***** Provided data *****

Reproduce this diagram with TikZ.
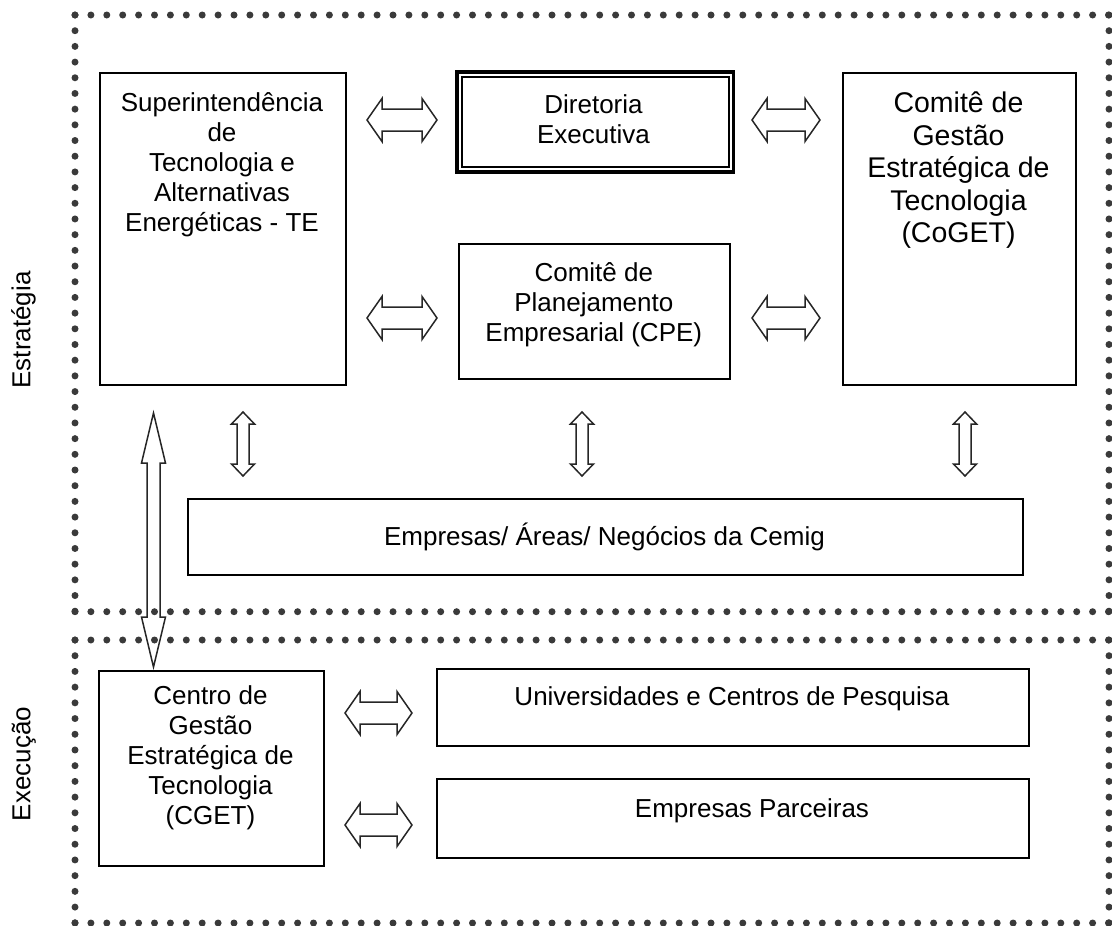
\documentclass[tikz,border=0pt]{standalone}
\usepackage{fontspec}
\setmainfont{Liberation Sans}
\usetikzlibrary{calc}
\definecolor{dotgray}{HTML}{3A3A3A}
\definecolor{arrowgray}{HTML}{262626}

\tikzset{
  box/.style={draw=black, line width=2pt, rectangle, inner sep=0pt, anchor=north west},
  txt/.style={align=center, inner sep=0pt, font=\fontsize{26}{30}\selectfont},
  bigtxt/.style={align=center, inner sep=0pt, font=\fontsize{28.5}{32.5}\selectfont},
  blockarrow/.style={draw=arrowgray, line width=1.5pt, line join=miter},
  dots/.style={draw=dotgray, line width=7pt, line cap=round, dash pattern=on 0pt off #1},
}

% vertical double block arrow: centre, half length, head length, half head width, half shaft width
\newcommand\vblock[5]{%
  \draw[blockarrow] ($(#1)+(0,-#2)$) -- ($(#1)+(#4,-#2+#3)$) -- ($(#1)+(#5,-#2+#3)$)
    -- ($(#1)+(#5,#2-#3)$) -- ($(#1)+(#4,#2-#3)$) -- ($(#1)+(0,#2)$)
    -- ($(#1)+(-#4,#2-#3)$) -- ($(#1)+(-#5,#2-#3)$) -- ($(#1)+(-#5,-#2+#3)$)
    -- ($(#1)+(-#4,-#2+#3)$) -- cycle;}
% horizontal double block arrow: same parameters, lying on its side
\newcommand\hblock[5]{%
  \draw[blockarrow] ($(#1)+(-#2,0)$) -- ($(#1)+(-#2+#3,-#4)$) -- ($(#1)+(-#2+#3,-#5)$)
    -- ($(#1)+(#2-#3,-#5)$) -- ($(#1)+(#2-#3,-#4)$) -- ($(#1)+(#2,0)$)
    -- ($(#1)+(#2-#3,#4)$) -- ($(#1)+(#2-#3,#5)$) -- ($(#1)+(-#2+#3,#5)$)
    -- ($(#1)+(-#2+#3,#4)$) -- cycle;}

\begin{document}
\begin{tikzpicture}[x=1pt, y=-1pt]
\useasboundingbox (0,0) rectangle (1112,926);

% dotted frames: strategy level (top) and execution level (bottom)
\draw[dots=15.9]  (75,15) -- (1109,15);
\draw[dots=15.9]  (75,611.7) -- (1109,611.7);
\draw[dots=15.69] (75,15) -- (75,611.7);
\draw[dots=15.69] (1109,15) -- (1109,611.7);
\draw[dots=15.9]  (75,640) -- (1109,640);
\draw[dots=15.9]  (75,923) -- (1109,923);
\draw[dots=15.71] (75,640) -- (75,923);
\draw[dots=15.71] (1109,640) -- (1109,923);

% side labels
\node[txt, rotate=90, anchor=base] (lblE) at (30.5,330) {Estratégia};
\node[txt, rotate=90, anchor=base] (lblX) at (30.5,764) {Execução};

% strategy boxes
\node[box, minimum width=246pt, minimum height=312pt] (sup) at (99,72) {};
\node[txt, anchor=north] (suptxt) at (222,92) {Superintendência\\de\\Tecnologia e\\Alternativas\\Energéticas - TE};

\node[box, line width=3.5pt, minimum width=276.5pt, minimum height=100pt] (dir) at (455.3,70) {};
\draw[line width=2pt] ($(dir.north west)+(6.5,6.5)$) rectangle ($(dir.south east)+(-6.5,-6.5)$);
\node[txt, anchor=north] (dirtxt) at (593.5,94) {Diretoria\\Executiva};

\node[box, minimum width=271pt, minimum height=135.3pt] (cpe) at (458.3,242.7) {};
\node[txt, anchor=north] (cpetxt) at (593.8,262) {Comitê de\\Planejamento\\Empresarial (CPE)};

\node[box, minimum width=233pt, minimum height=312pt] (coget) at (842,72) {};
\node[bigtxt, anchor=north] (cogettxt) at (958.5,92) {Comitê de\\Gestão\\Estratégica de\\Tecnologia\\(CoGET)};

\node[box, minimum width=835pt, minimum height=76pt] (emp) at (187,498) {};
\node[txt, anchor=base] (emptxt) at (604.5,545.3) {Empresas/ Áreas/ Negócios da Cemig};

% execution boxes
\node[box, minimum width=225pt, minimum height=195pt] (cget) at (98,670) {};
\node[txt, anchor=north] (cgettxt) at (210.5,685) {Centro de\\Gestão\\Estratégica de\\Tecnologia\\(CGET)};

\node[box, minimum width=592pt, minimum height=77pt] (uni) at (436,668) {};
\node[txt, anchor=base] (unitxt) at (732,705.3) {Universidades e Centros de Pesquisa};

\node[box, minimum width=592pt, minimum height=79pt] (parc) at (436,778) {};
\node[txt, anchor=base] (parctxt) at (752,817.3) {Empresas Parceiras};

% arrow centres between the boxes
\coordinate (aSD) at (402,120);
\coordinate (aDC) at (786,120);
\coordinate (aSP) at (402,318);
\coordinate (aPC) at (786,318);
\coordinate (vS) at (243,444);
\coordinate (vP) at (582,444);
\coordinate (vC) at (965,444);
\coordinate (aGU) at (378.5,713);
\coordinate (aGP) at (378.5,825);
\coordinate (longTop) at (153.5,413);
\coordinate (longBot) at (153.5,667);
\coordinate (longMid) at ($(longTop)!0.5!(longBot)$);

\hblock{aSD}{35}{15}{21.5}{11}
\hblock{aDC}{34}{15}{21.5}{11}
\hblock{aSP}{35}{15}{21.5}{11}
\hblock{aPC}{34}{15}{21.5}{11}
\vblock{vS}{32}{12}{11.5}{6}
\vblock{vP}{32}{12}{11.5}{6}
\vblock{vC}{32}{12}{11.5}{6}
\hblock{aGU}{33.5}{15}{21.5}{11}
\hblock{aGP}{33.5}{15}{21.5}{11}
\vblock{longMid}{127}{50}{12}{6.5}
\end{tikzpicture}
\end{document}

*****

## Work instructions
Omit pictures; set down the rest of the material word for word.

## Result of this task
Reproduce this diagram with TikZ.
\documentclass[tikz,border=0pt]{standalone}
\usepackage{fontspec}
\setmainfont{Liberation Sans}
\usetikzlibrary{calc}
\definecolor{dotgray}{HTML}{3A3A3A}
\definecolor{arrowgray}{HTML}{262626}

\tikzset{
  box/.style={draw=black, line width=2pt, rectangle, inner sep=0pt, anchor=north west},
  txt/.style={align=center, inner sep=0pt, font=\fontsize{26}{30}\selectfont},
  bigtxt/.style={align=center, inner sep=0pt, font=\fontsize{28.5}{32.5}\selectfont},
  blockarrow/.style={draw=arrowgray, line width=1.5pt, line join=miter},
  dots/.style={draw=dotgray, line width=7pt, line cap=round, dash pattern=on 0pt off #1},
}

% vertical double block arrow: centre, half length, head length, half head width, half shaft width
\newcommand\vblock[5]{%
  \draw[blockarrow] ($(#1)+(0,-#2)$) -- ($(#1)+(#4,-#2+#3)$) -- ($(#1)+(#5,-#2+#3)$)
    -- ($(#1)+(#5,#2-#3)$) -- ($(#1)+(#4,#2-#3)$) -- ($(#1)+(0,#2)$)
    -- ($(#1)+(-#4,#2-#3)$) -- ($(#1)+(-#5,#2-#3)$) -- ($(#1)+(-#5,-#2+#3)$)
    -- ($(#1)+(-#4,-#2+#3)$) -- cycle;}
% horizontal double block arrow: same parameters, lying on its side
\newcommand\hblock[5]{%
  \draw[blockarrow] ($(#1)+(-#2,0)$) -- ($(#1)+(-#2+#3,-#4)$) -- ($(#1)+(-#2+#3,-#5)$)
    -- ($(#1)+(#2-#3,-#5)$) -- ($(#1)+(#2-#3,-#4)$) -- ($(#1)+(#2,0)$)
    -- ($(#1)+(#2-#3,#4)$) -- ($(#1)+(#2-#3,#5)$) -- ($(#1)+(-#2+#3,#5)$)
    -- ($(#1)+(-#2+#3,#4)$) -- cycle;}

\begin{document}
\begin{tikzpicture}[x=1pt, y=-1pt]
\useasboundingbox (0,0) rectangle (1112,926);

% dotted frames: strategy level (top) and execution level (bottom)
\draw[dots=15.9]  (75,15) -- (1109,15);
\draw[dots=15.9]  (75,611.7) -- (1109,611.7);
\draw[dots=15.69] (75,15) -- (75,611.7);
\draw[dots=15.69] (1109,15) -- (1109,611.7);
\draw[dots=15.9]  (75,640) -- (1109,640);
\draw[dots=15.9]  (75,923) -- (1109,923);
\draw[dots=15.71] (75,640) -- (75,923);
\draw[dots=15.71] (1109,640) -- (1109,923);

% side labels
\node[txt, rotate=90, anchor=base] (lblE) at (30.5,330) {Estratégia};
\node[txt, rotate=90, anchor=base] (lblX) at (30.5,764) {Execução};

% strategy boxes
\node[box, minimum width=246pt, minimum height=312pt] (sup) at (99,72) {};
\node[txt, anchor=north] (suptxt) at (222,92) {Superintendência\\de\\Tecnologia e\\Alternativas\\Energéticas - TE};

\node[box, line width=3.5pt, minimum width=276.5pt, minimum height=100pt] (dir) at (455.3,70) {};
\draw[line width=2pt] ($(dir.north west)+(6.5,6.5)$) rectangle ($(dir.south east)+(-6.5,-6.5)$);
\node[txt, anchor=north] (dirtxt) at (593.5,94) {Diretoria\\Executiva};

\node[box, minimum width=271pt, minimum height=135.3pt] (cpe) at (458.3,242.7) {};
\node[txt, anchor=north] (cpetxt) at (593.8,262) {Comitê de\\Planejamento\\Empresarial (CPE)};

\node[box, minimum width=233pt, minimum height=312pt] (coget) at (842,72) {};
\node[bigtxt, anchor=north] (cogettxt) at (958.5,92) {Comitê de\\Gestão\\Estratégica de\\Tecnologia\\(CoGET)};

\node[box, minimum width=835pt, minimum height=76pt] (emp) at (187,498) {};
\node[txt, anchor=base] (emptxt) at (604.5,545.3) {Empresas/ Áreas/ Negócios da Cemig};

% execution boxes
\node[box, minimum width=225pt, minimum height=195pt] (cget) at (98,670) {};
\node[txt, anchor=north] (cgettxt) at (210.5,685) {Centro de\\Gestão\\Estratégica de\\Tecnologia\\(CGET)};

\node[box, minimum width=592pt, minimum height=77pt] (uni) at (436,668) {};
\node[txt, anchor=base] (unitxt) at (732,705.3) {Universidades e Centros de Pesquisa};

\node[box, minimum width=592pt, minimum height=79pt] (parc) at (436,778) {};
\node[txt, anchor=base] (parctxt) at (752,817.3) {Empresas Parceiras};

% arrow centres between the boxes
\coordinate (aSD) at (402,120);
\coordinate (aDC) at (786,120);
\coordinate (aSP) at (402,318);
\coordinate (aPC) at (786,318);
\coordinate (vS) at (243,444);
\coordinate (vP) at (582,444);
\coordinate (vC) at (965,444);
\coordinate (aGU) at (378.5,713);
\coordinate (aGP) at (378.5,825);
\coordinate (longTop) at (153.5,413);
\coordinate (longBot) at (153.5,667);
\coordinate (longMid) at ($(longTop)!0.5!(longBot)$);

\hblock{aSD}{35}{15}{21.5}{11}
\hblock{aDC}{34}{15}{21.5}{11}
\hblock{aSP}{35}{15}{21.5}{11}
\hblock{aPC}{34}{15}{21.5}{11}
\vblock{vS}{32}{12}{11.5}{6}
\vblock{vP}{32}{12}{11.5}{6}
\vblock{vC}{32}{12}{11.5}{6}
\hblock{aGU}{33.5}{15}{21.5}{11}
\hblock{aGP}{33.5}{15}{21.5}{11}
\vblock{longMid}{127}{50}{12}{6.5}
\end{tikzpicture}
\end{document}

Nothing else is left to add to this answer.